• Instruction
In your copy, leave out the pictures; write out all the data exactly.

════════

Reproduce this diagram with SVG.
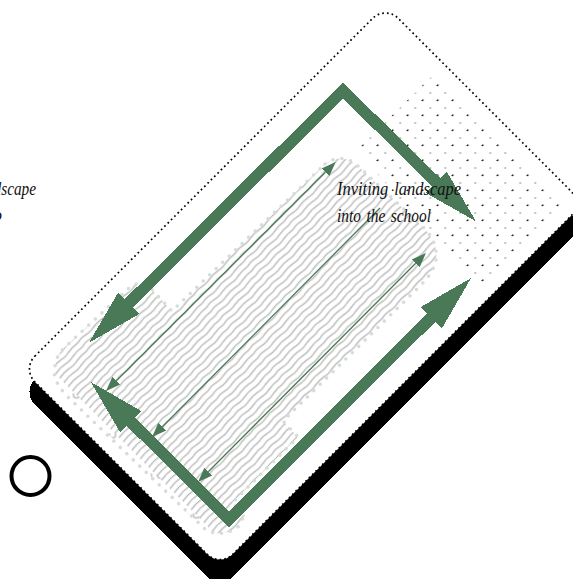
<svg xmlns="http://www.w3.org/2000/svg" width="573" height="579" viewBox="0 0 573 579">
<style>
.lbl{font-family:"Liberation Serif",serif;font-style:italic;font-size:18.5px;fill:#111}
.big{fill:none;stroke:#4a7957;stroke-width:11.4;stroke-linejoin:miter;stroke-miterlimit:4;shape-rendering:crispEdges;marker-start:url(#bigHead);marker-end:url(#bigHead)}
.thin{fill:none;stroke:#4a7957;stroke-width:1.3}
</style>
<defs>
<marker id="bigHead" markerUnits="userSpaceOnUse" markerWidth="60" markerHeight="34" viewBox="0 -17 60 34" refX="0" refY="0" orient="auto-start-reverse"><path d="M0,-15 L56,0 L0,15 Z" fill="#4a7957" shape-rendering="crispEdges"/></marker>
<marker id="thinHead" markerUnits="userSpaceOnUse" markerWidth="16" markerHeight="14" viewBox="0 -7 16 14" refX="0" refY="0" orient="auto-start-reverse"><path d="M0,-5.5 L14.5,0 L0,5.5 Z" fill="#4a7957"/></marker>
<pattern id="waves" patternUnits="userSpaceOnUse" width="58" height="6" patternTransform="translate(22 369) rotate(-45)"><path d="M0,3 c4,-0.9 8,-0.9 12,0 s6,0.8 10,0 s7,-1 11,0 s9,0.9 13,0 s8,-0.5 12,0" fill="none" stroke="#bfbfbf" stroke-width="1.5"/></pattern>
<pattern id="hooks" patternUnits="userSpaceOnUse" width="40" height="12" patternTransform="translate(22 369) rotate(-45)"><path d="M21,3 H19 A2.6,3 0 0 0 19,9 H21" fill="none" stroke="#bfbfbf" stroke-width="1.5"/></pattern>
<pattern id="dots" patternUnits="userSpaceOnUse" width="15" height="15" patternTransform="translate(422.3 85)"><circle cx="0.5" cy="0.5" r="0.75" fill="#111"/><circle cx="8" cy="8" r="0.8" fill="#777"/><circle cx="15" cy="0.5" r="0.75" fill="#111"/><circle cx="0.5" cy="15" r="0.75" fill="#111"/></pattern>
<path id="hatchShape" d="M325,164 Q342,152 358,166 L425,229 Q438,243 436,260 Q434,272 420,286 L283,421 L296,435 Q299,437 295,440 L232,503 L245,515 L238,527 Q222,538 206,530 L68,397 Q51,380 55,366 Q56,356 64,348 L130,287 Q143,278 155,293 L172,311 Z"/>
</defs>
<g id="sheet">
<rect x="0" y="0" width="514" height="280" rx="18" fill="#000" shape-rendering="crispEdges" transform="translate(22 392) rotate(-45)"/>
<rect x="0" y="0" width="514" height="280" rx="18" fill="#fff" stroke="#000" stroke-width="1.7" stroke-dasharray="1.7 3" transform="translate(22 369) rotate(-45)"/>
</g>
<g id="dot-field"><polygon points="357,150 432,76 562,206 483,285 400,200" fill="url(#dots)"/></g>
<g id="hatch">
<use href="#hatchShape" fill="#fff"/>
<use href="#hatchShape" fill="url(#waves)"/>
<rect x="5" y="24" width="15" height="226" fill="#fff" transform="translate(22 369) rotate(-45)"/>
<rect x="15" y="30" width="6" height="216" fill="url(#hooks)" transform="translate(22 369) rotate(-45)"/>
<use href="#hatchShape" fill="none" stroke="#d3ded9" stroke-width="3.6" stroke-linecap="round" stroke-dasharray="0 9"/>
</g>
<g id="connectors">
<polyline class="thin" points="116.3,380.7 325.4,172.3" marker-start="url(#thinHead)" marker-end="url(#thinHead)"/>
<polyline class="thin" points="162.3,426.7 380,208" marker-start="url(#thinHead)"/>
<polyline class="thin" points="208.3,471.7 415.7,263.3" marker-start="url(#thinHead)" marker-end="url(#thinHead)"/>
<polyline class="big" points="128.6,303.4 343,90.5 436.1,182.1"/>
<polyline class="big" points="130.6,421.6 229,519.5 431.4,317.6"/>
</g>
<g id="label-main">
<text class="lbl" x="337" y="195" textLength="124" lengthAdjust="spacingAndGlyphs" style="word-spacing:2px">Inviting landscape</text>
<text class="lbl" x="337" y="222" textLength="94" lengthAdjust="spacingAndGlyphs" style="word-spacing:2px">into the school</text>
</g>
<g id="label-left">
<text class="lbl" x="-26" y="195" textLength="62" lengthAdjust="spacingAndGlyphs">landscape</text>
<text class="lbl" x="2" y="221" text-anchor="end">into</text>
</g>
<g id="circle"><circle cx="30.5" cy="476" r="19" fill="#fff" stroke="#000" stroke-width="4"/></g>
</svg>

════════

• Expected output
Reproduce this diagram with SVG.
<svg xmlns="http://www.w3.org/2000/svg" width="573" height="579" viewBox="0 0 573 579">
<style>
.lbl{font-family:"Liberation Serif",serif;font-style:italic;font-size:18.5px;fill:#111}
.big{fill:none;stroke:#4a7957;stroke-width:11.4;stroke-linejoin:miter;stroke-miterlimit:4;shape-rendering:crispEdges;marker-start:url(#bigHead);marker-end:url(#bigHead)}
.thin{fill:none;stroke:#4a7957;stroke-width:1.3}
</style>
<defs>
<marker id="bigHead" markerUnits="userSpaceOnUse" markerWidth="60" markerHeight="34" viewBox="0 -17 60 34" refX="0" refY="0" orient="auto-start-reverse"><path d="M0,-15 L56,0 L0,15 Z" fill="#4a7957" shape-rendering="crispEdges"/></marker>
<marker id="thinHead" markerUnits="userSpaceOnUse" markerWidth="16" markerHeight="14" viewBox="0 -7 16 14" refX="0" refY="0" orient="auto-start-reverse"><path d="M0,-5.5 L14.5,0 L0,5.5 Z" fill="#4a7957"/></marker>
<pattern id="waves" patternUnits="userSpaceOnUse" width="58" height="6" patternTransform="translate(22 369) rotate(-45)"><path d="M0,3 c4,-0.9 8,-0.9 12,0 s6,0.8 10,0 s7,-1 11,0 s9,0.9 13,0 s8,-0.5 12,0" fill="none" stroke="#bfbfbf" stroke-width="1.5"/></pattern>
<pattern id="hooks" patternUnits="userSpaceOnUse" width="40" height="12" patternTransform="translate(22 369) rotate(-45)"><path d="M21,3 H19 A2.6,3 0 0 0 19,9 H21" fill="none" stroke="#bfbfbf" stroke-width="1.5"/></pattern>
<pattern id="dots" patternUnits="userSpaceOnUse" width="15" height="15" patternTransform="translate(422.3 85)"><circle cx="0.5" cy="0.5" r="0.75" fill="#111"/><circle cx="8" cy="8" r="0.8" fill="#777"/><circle cx="15" cy="0.5" r="0.75" fill="#111"/><circle cx="0.5" cy="15" r="0.75" fill="#111"/></pattern>
<path id="hatchShape" d="M325,164 Q342,152 358,166 L425,229 Q438,243 436,260 Q434,272 420,286 L283,421 L296,435 Q299,437 295,440 L232,503 L245,515 L238,527 Q222,538 206,530 L68,397 Q51,380 55,366 Q56,356 64,348 L130,287 Q143,278 155,293 L172,311 Z"/>
</defs>
<g id="sheet">
<rect x="0" y="0" width="514" height="280" rx="18" fill="#000" shape-rendering="crispEdges" transform="translate(22 392) rotate(-45)"/>
<rect x="0" y="0" width="514" height="280" rx="18" fill="#fff" stroke="#000" stroke-width="1.7" stroke-dasharray="1.7 3" transform="translate(22 369) rotate(-45)"/>
</g>
<g id="dot-field"><polygon points="357,150 432,76 562,206 483,285 400,200" fill="url(#dots)"/></g>
<g id="hatch">
<use href="#hatchShape" fill="#fff"/>
<use href="#hatchShape" fill="url(#waves)"/>
<rect x="5" y="24" width="15" height="226" fill="#fff" transform="translate(22 369) rotate(-45)"/>
<rect x="15" y="30" width="6" height="216" fill="url(#hooks)" transform="translate(22 369) rotate(-45)"/>
<use href="#hatchShape" fill="none" stroke="#d3ded9" stroke-width="3.6" stroke-linecap="round" stroke-dasharray="0 9"/>
</g>
<g id="connectors">
<polyline class="thin" points="116.3,380.7 325.4,172.3" marker-start="url(#thinHead)" marker-end="url(#thinHead)"/>
<polyline class="thin" points="162.3,426.7 380,208" marker-start="url(#thinHead)"/>
<polyline class="thin" points="208.3,471.7 415.7,263.3" marker-start="url(#thinHead)" marker-end="url(#thinHead)"/>
<polyline class="big" points="128.6,303.4 343,90.5 436.1,182.1"/>
<polyline class="big" points="130.6,421.6 229,519.5 431.4,317.6"/>
</g>
<g id="label-main">
<text class="lbl" x="337" y="195" textLength="124" lengthAdjust="spacingAndGlyphs" style="word-spacing:2px">Inviting landscape</text>
<text class="lbl" x="337" y="222" textLength="94" lengthAdjust="spacingAndGlyphs" style="word-spacing:2px">into the school</text>
</g>
<g id="label-left">
<text class="lbl" x="-26" y="195" textLength="62" lengthAdjust="spacingAndGlyphs">landscape</text>
<text class="lbl" x="2" y="221" text-anchor="end">into</text>
</g>
<g id="circle"><circle cx="30.5" cy="476" r="19" fill="#fff" stroke="#000" stroke-width="4"/></g>
</svg>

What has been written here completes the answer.